You don’t buy a painting because you like the way it looks; you buy it because you want to be challenged by it every day. You want to look at it and have it constantly develop a new meaning and personality. With perfume, I feel like you can do the same thing. I don’t want a perfume to be a winter scent, or a spring scent - I want it to be a mood, a feeling that can shift from one thing to another. So it’s not just a thing they like; it’s a thing they experience. The people who have bought my perfume or come for custom appointments really want to have a connection to their perfume. They don’t want it to be another thing that they spray on themselves and walk out. They want to have it feel really personal.
The customs have been going pretty steadily, and I love doing them. You learn so much about people’s associations with smells. The last one I did—she really liked calamus. It’s an herb, but you can also use it as chewing tobacco, and in high doses it can have psychoactive effects. It smells so intense. I’ve shown it to people as a wild card when I do appointments, and everyone’s like, “No. This stinks.” But she was going insane about it. I was so excited because I finally got to work with it. She was like, “That smells like dirty lake. I want to smell like a dirty lake.”
ON CHANGING WHAT IT MEANS TO SMELL NATURAL
I don’t really have the nose for synthetic perfumes, but I kind of wish I did, because I feel like they do play a really big role in perfumes. It overwhelms me too quickly, and it flattens everything so much, especially if a perfume’s more synthetic than anything else. I find it hard to pick out the individual notes in synthetics. I’m curious about synthetics and I know that they do have a place—I would like to look into it more and research it, because I feel like I could use them in sparing ways.
I make my scents really strong, really concentrated and intense. I feel like with most natural perfumes, they either smell too aromatherapeutic or they don’t last on your skin at all. I wanted to subvert that entirely and be like, "No! They can be really loud and in your face! You don’t have to wear it so close to your skin!" Let it speak. Let it talk a bit more. That’s why I do them in alcohol—I find that roller perfumes don’t pronounce themselves. And that's the thing: natural perfume can TOTALLY pronounce itself. I feel like naturals get a bad rap, because they’re often so weak. But they can be so intense, if you play your cards right.
My favourite right now is Still Life With Fur. I’ve been wearing it for months. I’m really happy with the way that turned out. I really like resins, and it’s really resin-heavy, and there’s castoreum, which gives it that gross, leathery, almost burnt rubber smell. I love the way it plays off the resinous notes. It’s so warm to me.

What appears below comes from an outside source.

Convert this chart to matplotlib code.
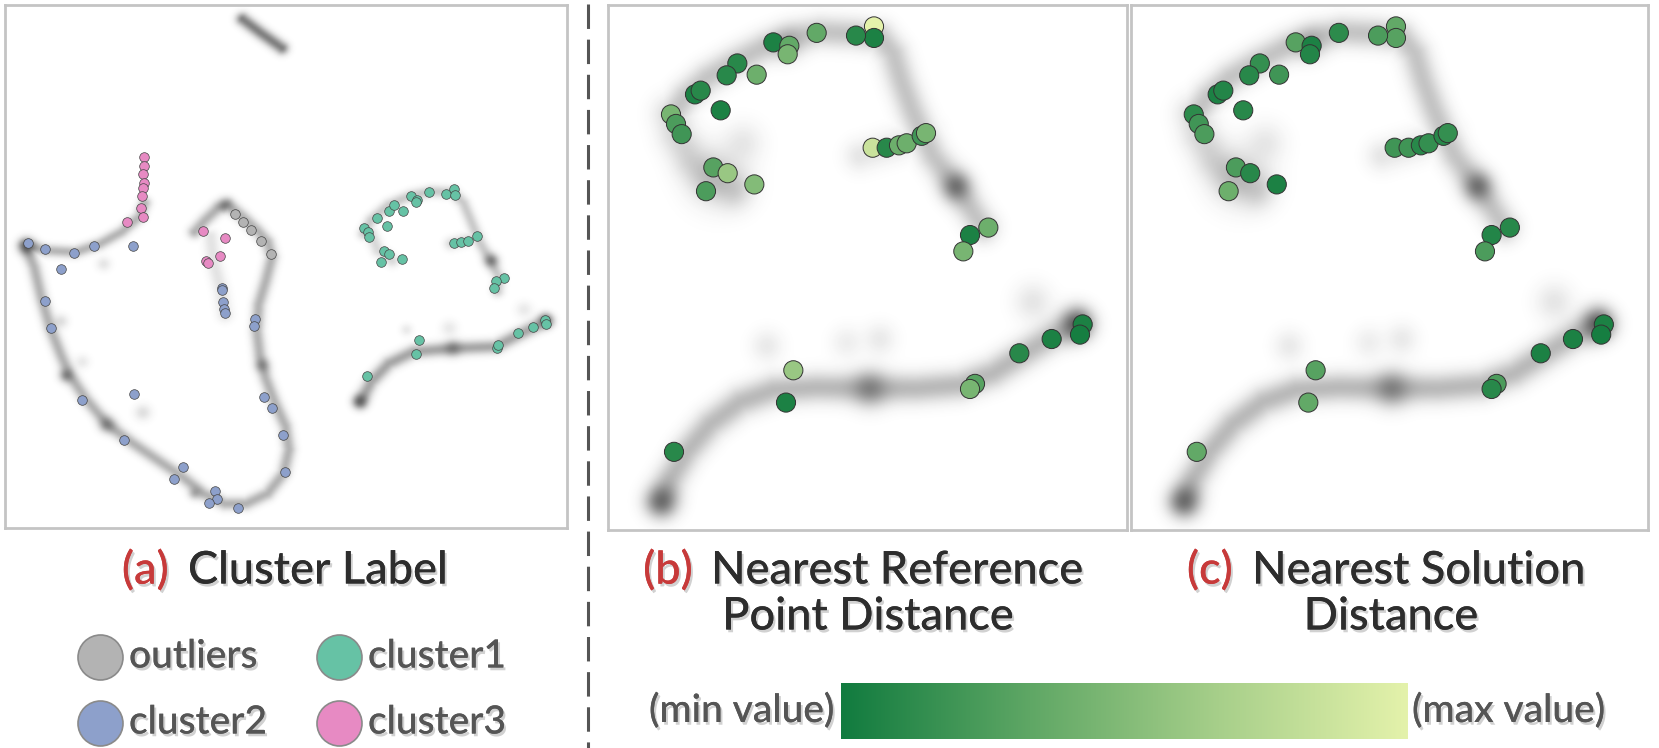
import numpy as np
import matplotlib
matplotlib.use("Agg")
import matplotlib.pyplot as plt
from matplotlib.colors import LinearSegmentedColormap
import matplotlib.patheffects as pe

plt.rcParams['font.family'] = ['Lato', 'DejaVu Sans']

# ---- panel (a): cluster labels (coords in panel pixel units, y down) ----
a_outliers_x = [660, 682, 703, 732, 760]
a_outliers_y = [632, 657, 681, 712, 752]
a_c1_x = [1020, 1030, 1035, 1057, 1089, 1105, 1130, 1083, 1150, 1167, 1166, 1203, 1250, 1273, 1275,
          1272, 1290, 1310, 1335, 1075, 1090, 1066, 1125, 1412, 1390, 1385, 1175, 1165, 1027,
          1393, 1395, 1452, 1492, 1527, 1528]
a_c1_y = [673, 686, 700, 645, 623, 607, 623, 668, 580, 590, 598, 568, 573, 560, 575,
          718, 715, 712, 698, 742, 750, 773, 765, 822, 830, 850, 1005, 1047, 1110,
          1027, 1020, 983, 965, 947, 958]
a_c2_x = [78, 128, 207, 265, 374, 173, 128, 145, 230, 375, 349, 513, 487, 604, 609, 587, 667,
          799, 792, 763, 740, 716, 713, 622, 623, 625, 628, 630]
a_c2_y = [718, 735, 748, 727, 728, 796, 890, 968, 1183, 1165, 1299, 1379, 1416, 1450, 1475, 1485, 1500,
          1395, 1284, 1205, 1172, 942, 963, 850, 857, 893, 913, 925]
a_c3_x = [403, 405, 400, 403, 402, 398, 396, 402, 357, 570, 632, 617, 578, 582]
a_c3_y = [465, 490, 515, 540, 555, 578, 615, 640, 657, 683, 704, 757, 770, 778]

# ---- panels (b), (c): same points, different values (0 = min, 1 = max) ----
bc_x = [822, 822, 768, 650, 520, 568, 563, 470, 412, 380, 285, 302, 362, 213, 228, 245,
        340, 383, 318, 463, 818, 860, 897, 920, 965, 978, 1110, 1165, 1090,
        580, 558, 222, 1125, 1110, 1258, 1355, 1448, 1440]
bc_y = [78, 112, 105, 97, 125, 135, 160, 220, 187, 222, 278, 267, 325, 337, 365, 395,
        493, 510, 563, 543, 435, 435, 428, 422, 400, 392, 692, 670, 740,
        1090, 1185, 1330, 1130, 1145, 1040, 998, 955, 985]
b_val = [1.0, 0.05, 0.1, 0.35, 0.05, 0.35, 0.45, 0.4, 0.1, 0.1, 0.05, 0.1, 0.05, 0.45, 0.25, 0.2,
         0.3, 0.6, 0.25, 0.5, 0.85, 0.1, 0.4, 0.4, 0.2, 0.45, 0.05, 0.4, 0.45,
         0.6, 0.05, 0.1, 0.3, 0.45, 0.1, 0.05, 0.05, 0.02]
c_val = [0.35, 0.3, 0.25, 0.12, 0.3, 0.05, 0.08, 0.2, 0.15, 0.1, 0.05, 0.08, 0.1, 0.12, 0.2, 0.25,
         0.25, 0.1, 0.4, 0.05, 0.2, 0.2, 0.1, 0.15, 0.1, 0.15, 0.08, 0.1, 0.25,
         0.3, 0.35, 0.35, 0.25, 0.1, 0.05, 0.05, 0.05, 0.02]

# ---- background density curves (waypoints, sigma, strength) ----
a_curves = [
    ([(680, 55), (730, 95), (790, 140)], 13, 0.6),
    ([(70, 725), (130, 740), (210, 745), (280, 720), (340, 685), (390, 640), (405, 600)], 12, 0.35),
    ([(70, 725), (95, 790), (115, 880), (140, 970), (170, 1050), (195, 1110), (240, 1180), (300, 1255),
      (370, 1310), (440, 1360), (510, 1410), (570, 1460), (630, 1490), (690, 1490), (750, 1460),
      (795, 1400), (810, 1330), (800, 1260), (770, 1190), (745, 1120), (728, 1050), (720, 980),
      (725, 900), (745, 830), (762, 760), (750, 715), (720, 680), (680, 640), (640, 605),
      (610, 615), (575, 650), (545, 685)], 13, 0.36),
    ([(590, 700), (600, 780), (620, 860), (630, 930)], 15, 0.13),
    ([(1020, 690), (1040, 650), (1090, 605), (1150, 578), (1210, 565), (1270, 568), (1300, 600),
      (1320, 650), (1345, 715), (1375, 770), (1400, 820), (1395, 860)], 12, 0.25),
    ([(1040, 690), (1060, 740), (1100, 770)], 13, 0.18),
    ([(1265, 720), (1340, 700)], 13, 0.18),
    ([(1010, 1190), (1040, 1130), (1090, 1075), (1160, 1040), (1270, 1030), (1390, 1025),
      (1450, 992), (1530, 950)], 14, 0.42),
]
a_blobs = [(75, 728, 16, 0.7), (185, 1110, 14, 0.45), (300, 1255, 16, 0.4), (735, 1080, 14, 0.35),
           (630, 605, 14, 0.4), (545, 1460, 12, 0.3), (290, 780, 14, 0.12), (170, 950, 14, 0.15),
           (230, 1070, 14, 0.1), (400, 1220, 16, 0.15), (1378, 770, 14, 0.5), (1010, 1185, 14, 0.55),
           (1270, 1030, 16, 0.35), (1530, 948, 14, 0.55), (1470, 915, 16, 0.1), (1140, 975, 12, 0.1),
           (1260, 970, 16, 0.1)]

bc_curves = [
    ([(215, 340), (255, 285), (320, 230), (400, 185), (490, 140), (580, 110), (660, 95), (760, 100),
      (840, 110), (880, 160), (905, 240), (935, 320), (965, 390), (1000, 460), (1060, 540),
      (1110, 610), (1150, 670)], 30, 0.28),
    ([(215, 340), (230, 400), (270, 470), (320, 520), (400, 560)], 38, 0.2),
    ([(780, 460), (880, 430), (980, 395)], 32, 0.12),
    ([(180, 1480), (210, 1410), (260, 1330), (330, 1250), (420, 1185), (520, 1150), (650, 1142),
      (800, 1145), (950, 1145), (1080, 1135), (1180, 1100), (1270, 1045), (1360, 990),
      (1440, 955)], 30, 0.33),
]
bc_blobs = [(1070, 550, 30, 0.55), (560, 130, 32, 0.22), (350, 520, 60, 0.18), (430, 420, 40, 0.1),
            (185, 1475, 32, 0.55), (810, 1145, 36, 0.4), (1430, 955, 32, 0.65),
            (1300, 890, 38, 0.12), (500, 1020, 32, 0.1), (740, 1010, 32, 0.08), (840, 1000, 32, 0.1)]

W, H = 1659, 748
fig = plt.figure(figsize=(W / 100, H / 100), dpi=100)


def add_ax(x0, y0, x1, y1):
    return fig.add_axes([x0 / W, 1 - y1 / H, (x1 - x0) / W, (y1 - y0) / H])


def density(curves, blobs, xlim, ylim, n=360):
    xs = np.linspace(xlim[0], xlim[1], n)
    ys = np.linspace(ylim[0], ylim[1], n)  # row 0 = top of panel
    px, py = np.meshgrid(xs, ys)
    img = np.zeros_like(px)
    for pts, sig, k in curves:
        d = np.full_like(px, np.inf)
        for (x0, y0), (x1, y1) in zip(pts[:-1], pts[1:]):
            dx, dy = x1 - x0, y1 - y0
            t = np.clip(((px - x0) * dx + (py - y0) * dy) / (dx * dx + dy * dy), 0, 1)
            d = np.minimum(d, np.hypot(px - x0 - t * dx, py - y0 - t * dy))
        img = np.maximum(img, k * np.exp(-d ** 2 / (2 * sig ** 2)))
    for bx, by, sig, k in blobs:
        g = k * np.exp(-((px - bx) ** 2 + (py - by) ** 2) / (2 * sig ** 2))
        img = 1 - (1 - img) * (1 - g)
    rgba = np.zeros(img.shape + (4,))
    rgba[..., :3] = 0.18
    rgba[..., 3] = np.clip(img, 0, 1)
    return rgba


def style_panel(ax, xlim, ylim):
    ax.set_xlim(*xlim)
    ax.set_ylim(ylim[1], ylim[0])
    ax.set_xticks([])
    ax.set_yticks([])
    for s in ax.spines.values():
        s.set_color('#c4c4c4')
        s.set_linewidth(2)


# panel (a)
xa, ya = (15, 1588), (15, 1560)
ax_a = add_ax(5, 5, 567, 528)
ax_a.imshow(density(a_curves, a_blobs, xa, ya), extent=(xa[0], xa[1], ya[1], ya[0]),
            origin='upper', aspect='auto', interpolation='bilinear')
cl_colors = {'outliers': '#b3b3b3', 'cluster1': '#66c2a5', 'cluster2': '#8da0cb', 'cluster3': '#e78ac3'}
for xs_, ys_, name in [(a_outliers_x, a_outliers_y, 'outliers'), (a_c1_x, a_c1_y, 'cluster1'),
                       (a_c2_x, a_c2_y, 'cluster2'), (a_c3_x, a_c3_y, 'cluster3')]:
    ax_a.scatter(xs_, ys_, s=48, c=cl_colors[name], edgecolors='#444444', linewidths=0.5, zorder=3)
style_panel(ax_a, xa, ya)

# panels (b) and (c)
cmap = LinearSegmentedColormap.from_list('dist', ['#117b3f', '#5fa765', '#a7cf8a', '#e4f2ab'])
xb, yb = (24, 1581), (15, 1560)
bg = density(bc_curves, bc_blobs, xb, yb)
for (x0, x1), vals in [((608, 1127), b_val), ((1131, 1648), c_val)]:
    ax = add_ax(x0, 5, x1, 530)
    ax.imshow(bg, extent=(xb[0], xb[1], yb[1], yb[0]), origin='upper', aspect='auto',
              interpolation='bilinear')
    ax.scatter(bc_x, bc_y, s=190, c=vals, cmap=cmap, vmin=0, vmax=1,
               edgecolors='#333333', linewidths=0.7, zorder=3)
    style_panel(ax, xb, yb)

# overlay in pixel coordinates for texts, legend and separator
ov = fig.add_axes([0, 0, 1, 1], zorder=5)
ov.set_xlim(0, W)
ov.set_ylim(H, 0)
ov.axis('off')
ov.patch.set_alpha(0)

ov.plot([588, 588], [4, H], color='#555555', lw=2.2, linestyle=(0, (8, 3.5)), solid_capstyle='butt')

shadow = [pe.withSimplePatchShadow(offset=(1.5, -2), shadow_rgbFace='#000000', alpha=0.18), pe.Normal()]
red = '#c73a3a'
dark = '#2d2d2d'
tfs = 32.5
fw = 'medium'
titles = [(169, 188, 571, '(a)', 'Cluster Label'),
          (693, 711, 571, '(b)', 'Nearest Reference'),
          (1233, 1252, 571, '(c)', 'Nearest Solution')]
for xr, xl, y, lab, txt in titles:
    ov.text(xr, y, lab, color=red, fontsize=tfs, fontweight=fw, ha='right', va='center', path_effects=shadow)
    ov.text(xl, y, txt, color=dark, fontsize=tfs, fontweight=fw, ha='left', va='center', path_effects=shadow)
ov.text(868, 617, 'Point Distance', color=dark, fontsize=tfs, fontweight=fw, ha='center', va='center',
        path_effects=shadow)
ov.text(1391, 617, 'Distance', color=dark, fontsize=tfs, fontweight=fw, ha='center', va='center',
        path_effects=shadow)

# legend for panel (a)
leg = [('outliers', 100, 657), ('cluster1', 339, 657), ('cluster2', 100, 723), ('cluster3', 339, 723)]
for name, cx, cy in leg:
    ov.scatter([cx], [cy], s=1050, c=cl_colors[name], edgecolors='#8a8a8a', linewidths=1.2)
    ov.text(cx + 29, cy, name, color='#555555', fontsize=28, fontweight=fw, ha='left', va='center',
            path_effects=shadow)

# colorbar
cax = add_ax(841, 683, 1407, 739)
cax.imshow(np.linspace(0, 1, 256)[None, :], cmap=cmap, aspect='auto')
cax.set_xticks([])
cax.set_yticks([])
for s in cax.spines.values():
    s.set_visible(False)
ov.text(834, 711, '(min value)', color='#555555', fontsize=28, fontweight=fw, ha='right', va='center',
        path_effects=shadow)
ov.text(1412, 711, '(max value)', color='#555555', fontsize=28, fontweight=fw, ha='left', va='center',
        path_effects=shadow)

fig.savefig('out.png', dpi=100)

ON SMELLING GROSs and horny
The word that I use to describe scent, more than anything else, is horny. Because that’s what I like! I love all the human body smells that go into perfumes. Things that smell gross and horny. My friend was telling me that a girl came into her shop, sprayed Madmen’s Honey and was like, “Ugh, this smells like piss.” But ten seconds later, she said, “I love it!”
That is one thing that I try to focus on when I am making scents: I like to make them smell grossly human. For example, a lot of people will get piss from jasmine. And then there’s phenyllactic acid, which is so polarizing. Some people say it smells like piss, or sweat, and other people will be like, “It smells like honey.” I get both of them, which I like. That’s one of my favourite bodily-smelling things. It smells like skin, horny sweat—like burying your face into a lover’s armpit. It’s gross, but you love it."